In our first reading we glimpse how Antiochus Epiphanes tried to force the Jews to abandon the true God, and to adopt pagan religion. This persecution took place from 167 to 164 B.C. It became impossible to claim that God’s friends were vindicated before death – rather, people died under torture for their friendship with God. Somehow, God must vindicate them after death. Given the integrity of the human being, this must involve the resurrection of the body. For God will reward human beings, not merely souls.
So a clear and lively hope for the final resurrection became widespread among the Jews. It was born out of suffering that tested faith, just as a clearer sense of God’s transcendence had been born out of the suffering of the Exile.
In this development, no truth already known had to be denied, but a new truth was discovered. Many ancient texts took on a new lustre, such as the verse in today’s responsorial psalm: ‘In my justice I shall see your face, and be filled, when I awake, with the sight of your glory.’
Another truth followed. On the basis of human nature’s resources, the disembodied soul can only have a grey half-existence. But if God’s purpose is bodily resurrection, then he will keep his friends’ souls in a state of bliss while they await vindication – though clearly some of them need purification after death, and our prayers can help them.
We should say these truths were not so much discovered as revealed. For the creative process of wrestling with paradoxes, and of preserving faith in times of trial, was a means God employed in order to speak of his purpose.
God the Father spoke most clearly of himself and his purpose by sending his Word Jesus Christ. In today’s Gospel we see Jesus affirming the final resurrection against the Sadducees, the one group of Jews that had not accepted this hope. Since they only venerated the first five Books of the Old Testament, Jesus chose a proof text from there.
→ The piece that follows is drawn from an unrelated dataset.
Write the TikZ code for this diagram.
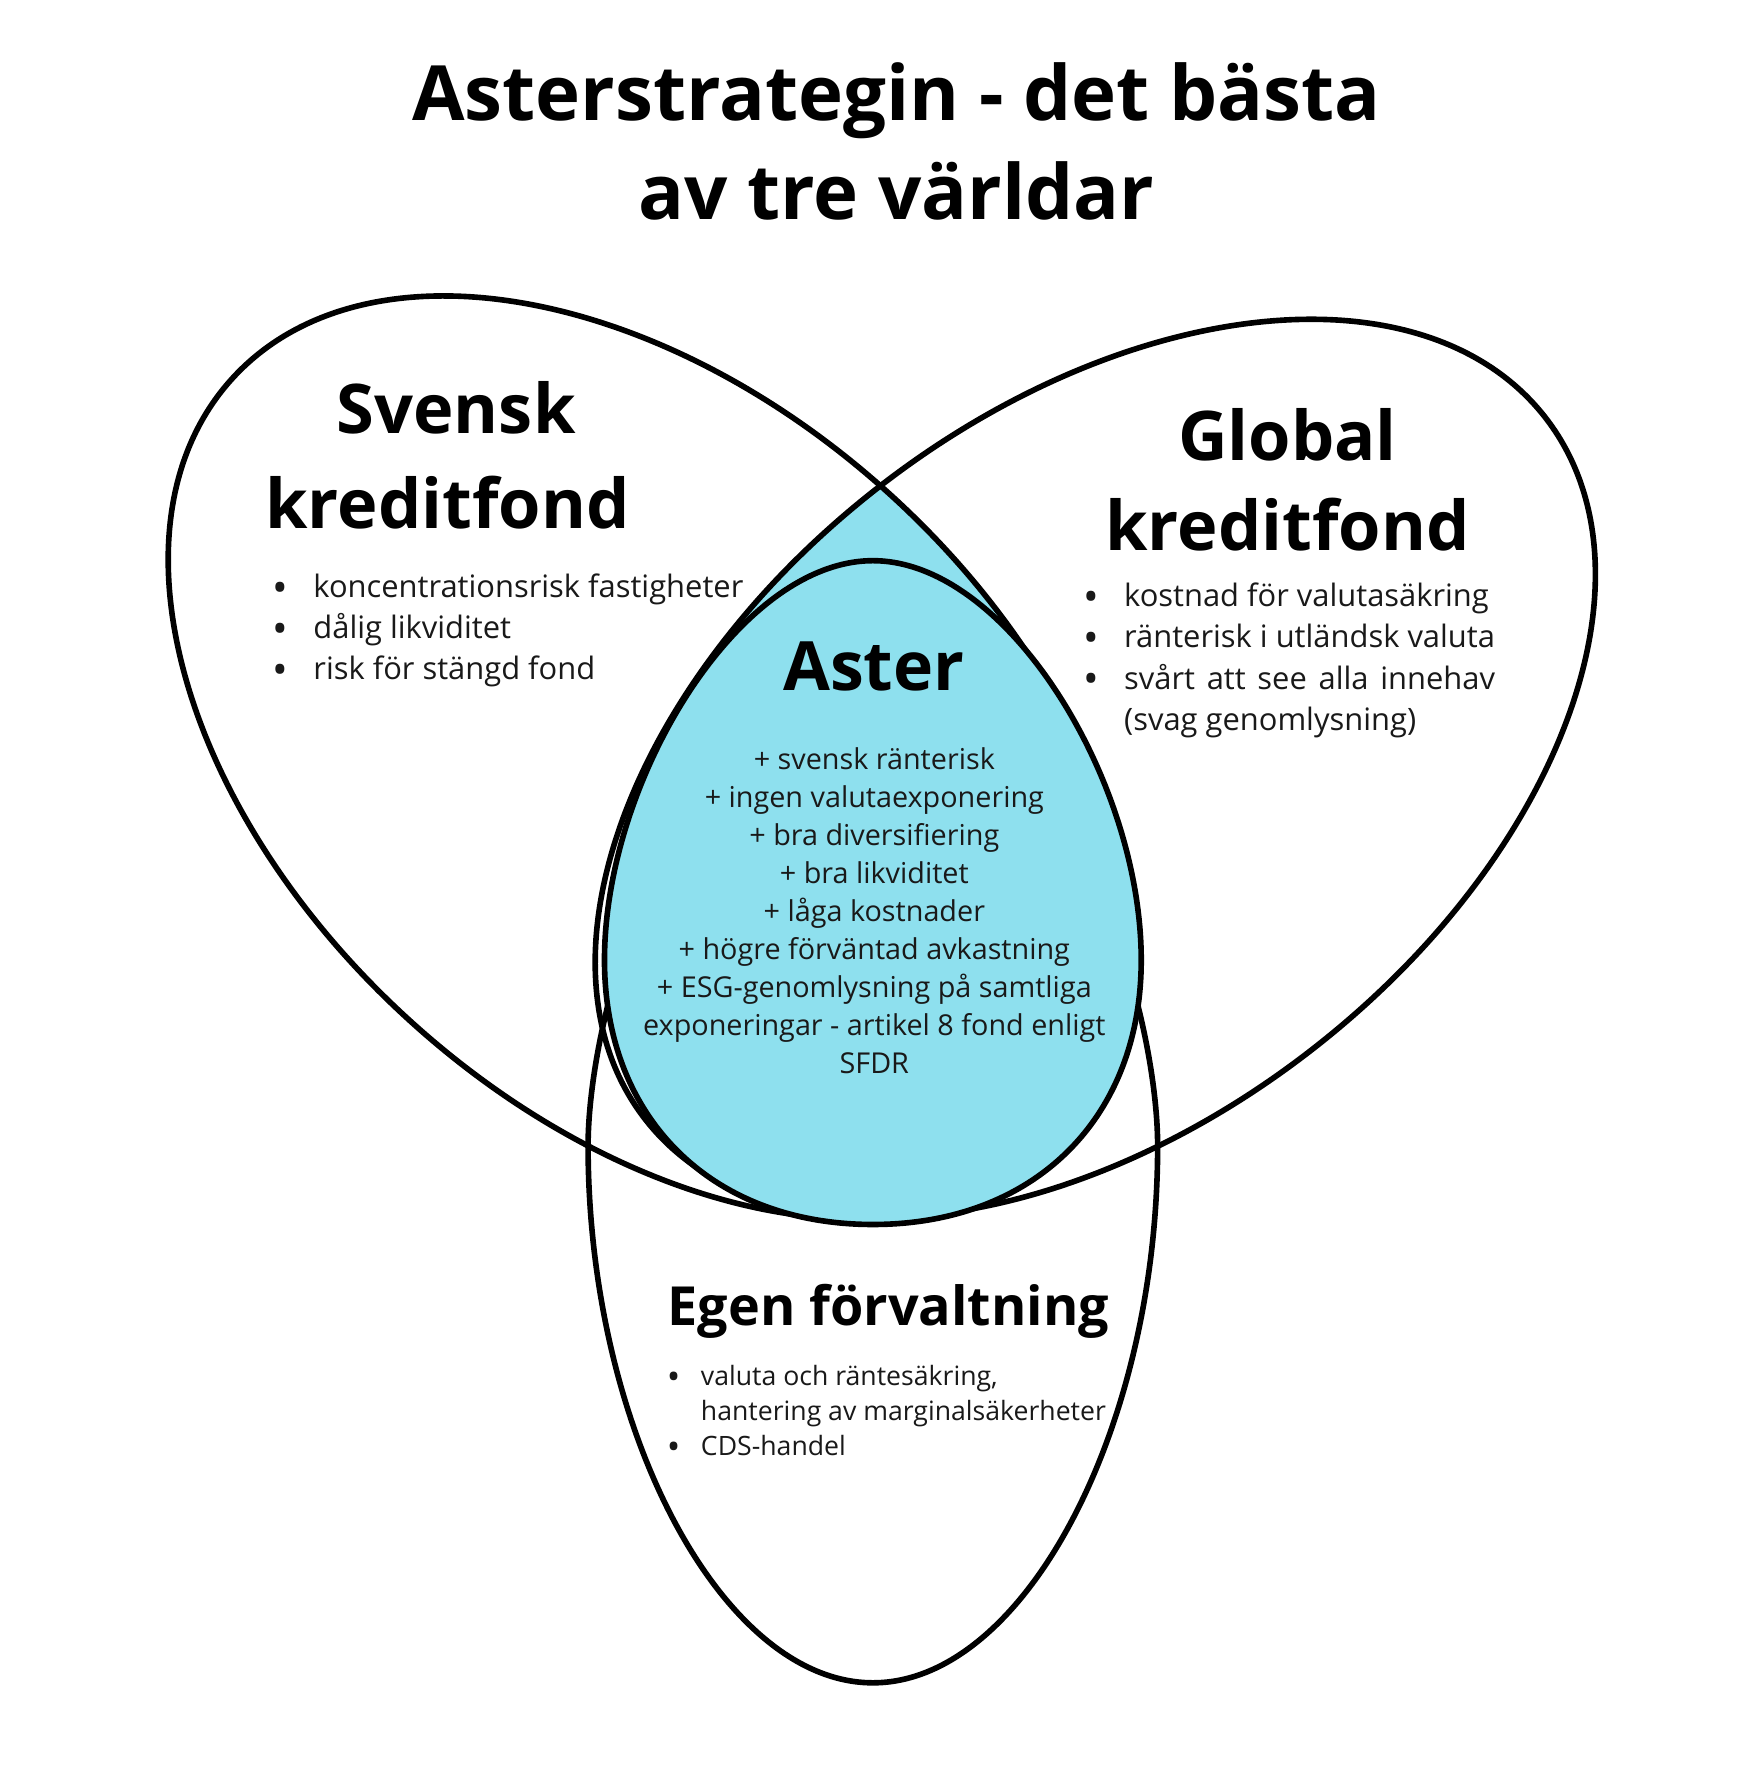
\documentclass[tikz,border=0pt]{standalone}
\usepackage{fontspec}
\setmainfont{Open Sans}
\definecolor{asterblue}{RGB}{142,224,238}
\definecolor{bodytext}{RGB}{25,25,25}
\newcommand\bdot{\raisebox{-0.15em}{\scalebox{1.35}{\textbullet}}}
\newcommand\bitem[2][29.5pt]{\makebox[0pt]{\bdot}\hspace{#1}#2}
\newcommand\bcont[2][29.5pt]{\hspace*{#1}#2}
\newlength\rwidth
\tikzset{
  shapeline/.style={line width=5pt, draw=black},
  titletext/.style={font=\fontsize{67.8}{88}\selectfont\bfseries, align=center, inner sep=0pt, anchor=base},
  headtext/.style={font=\fontsize{61}{80}\selectfont\bfseries, inner sep=0pt, anchor=base},
  listtext/.style={font=\fontsize{27.5}{36.6}\selectfont, align=left, inner sep=0pt, text=bodytext, anchor=base west},
  astertext/.style={font=\fontsize{25.6}{33.9}\selectfont, align=center, inner sep=0pt, text=bodytext, anchor=base},
  egenhead/.style={font=\fontsize{48}{60}\selectfont\bfseries, inner sep=0pt, anchor=base west},
  egentext/.style={font=\fontsize{23.7}{31.2}\selectfont, align=left, inner sep=0pt, text=bodytext, anchor=base west},
  leftshape/.style={rotate around={-42.15:(578.5,674.25)}},
  rightshape/.style={rotate around={38:(975,684)}}
}
\begin{document}
\begin{tikzpicture}[x=1pt,y=-1pt]
\fill[white] (0,0) rectangle (1556,1577.4);
\useasboundingbox (0,0) rectangle (1556,1577.4);

% blue lens between the two tilted ellipses (top part)
\begin{scope}
  \clip[leftshape] (578.5,674.25) ellipse [x radius=502, y radius=317.1];
  \clip[rightshape] (975,684) ellipse [x radius=508, y radius=316];
  \clip (0,0) rectangle (1556,600);
  \fill[asterblue] (0,0) rectangle (1556,1577.4);
\end{scope}

% outlines of the three worlds
\draw[shapeline, leftshape] (578.5,674.25) ellipse [x radius=502, y radius=317.1];
\draw[shapeline, rightshape] (975,684) ellipse [x radius=508, y radius=316];
\draw[shapeline] (777,620) .. controls (954,620) and (1030.5,900) .. (1030.5,1020)
  .. controls (1030.5,1273) and (911,1498) .. (777,1498)
  .. controls (643,1498) and (523.5,1273) .. (523.5,1020)
  .. controls (523.5,900) and (600,620) .. cycle;
% Aster egg
\draw[shapeline, fill=asterblue] (777,499.1) .. controls (896.5,499.1) and (1015.9,694.6) .. (1015.9,854.6)
  .. controls (1015.9,995.8) and (920.3,1090) .. (777,1090)
  .. controls (633.7,1090) and (538.1,995.8) .. (538.1,854.6)
  .. controls (538.1,694.6) and (657.5,499.1) .. cycle;

% texts (multi-line nodes are placed by the baseline of their last line)
\node[titletext] (title) at (798,195) {Asterstrategin - det bästa\\av tre världar};

\node[headtext, align=left, anchor=base west, font=\fontsize{61}{84.6}\selectfont\bfseries] (svhead) at (236,470.3) {\hspace*{63.5pt}Svensk\\kreditfond};
\node[listtext] (svlist) at (249.3,605) {\bitem{koncentrationsrisk fastigheter}\\\bitem{dålig likviditet}\\\bitem{risk för stängd fond}};

\node[headtext, align=center] (glhead) at (1146,489.6) {Global\\kreditfond};
\node[listtext] (gllist) at (971,650) {\bitem{kostnad för valutasäkring}\\\bitem{ränterisk i utländsk valuta}\\\bitem{\settowidth{\rwidth}{ränterisk i utländsk valuta}\makebox[\rwidth][s]{svårt att see alla innehav}}\\\bcont{(svag genomlysning)}};

\node[headtext, font=\fontsize{60.5}{80}\selectfont\bfseries] (asterhead) at (777.8,615) {Aster};
\node[astertext] (asterlist) at (778.3,956) {+ svensk ränterisk\\+ ingen valutaexponering\\+ bra diversifiering\\+ bra likviditet\\+ låga kostnader\\+ högre förväntad avkastning\\+ ESG-genomlysning på samtliga\\exponeringar - artikel 8 fond enligt\\SFDR};

\node[egenhead] (egenhead) at (594,1180) {Egen förvaltning};
\node[egentext] (egenlist) at (599.5,1296) {\bitem[24.3pt]{valuta och räntesäkring,}\\\bcont[24.3pt]{hantering av marginalsäkerheter}\\\bitem[24.3pt]{CDS-handel}};
\end{tikzpicture}
\end{document}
The great way Jesus affirmed the hope for resurrection was by his own rising from the dead. Actions speak louder than words: Jesus’s resurrection does not only tell us that the dead will rise, it causes the dead to rise. Jesus the ‘First-Fruits’ enables the harvest to take place; his resurrection is the ‘channel’ through which God’s Spirit will flow to all the dead to restore them to life, and his risen glory is the ‘prototype’ on which the Spirit will pattern God’s friends when they rise.
As Jesus had promised, the Spirit brought to the minds of the Apostles and their fellow-workers all Jesus had taught them. In the explosive ‘development of doctrine’ that gave us the New Testament, what had been revealed in Old Testament times was affirmed, the ancient texts took on a further lustre.
Since, in Christ, God has said all he can say to us, no further saving truths have been revealed since the end of the Age of the Apostles. The development of doctrine on which Newman focused was the Church’s way of preserving intact and alive the Deposit of Faith. In the process of wrestling with paradoxes, and in pondering with delight God’s self-communication, the meaning of Jesus’s words and deeds, sacrifice and resurrection, has been brought out. In resolving arguments, and in meeting challenges to faith, the Church has had the guidance of the Holy Spirit, given her through Jesus’s sacrifice, the sacrifice in which God himself was in solidarity with those people of every age who persevere in loyalty to God, come what may.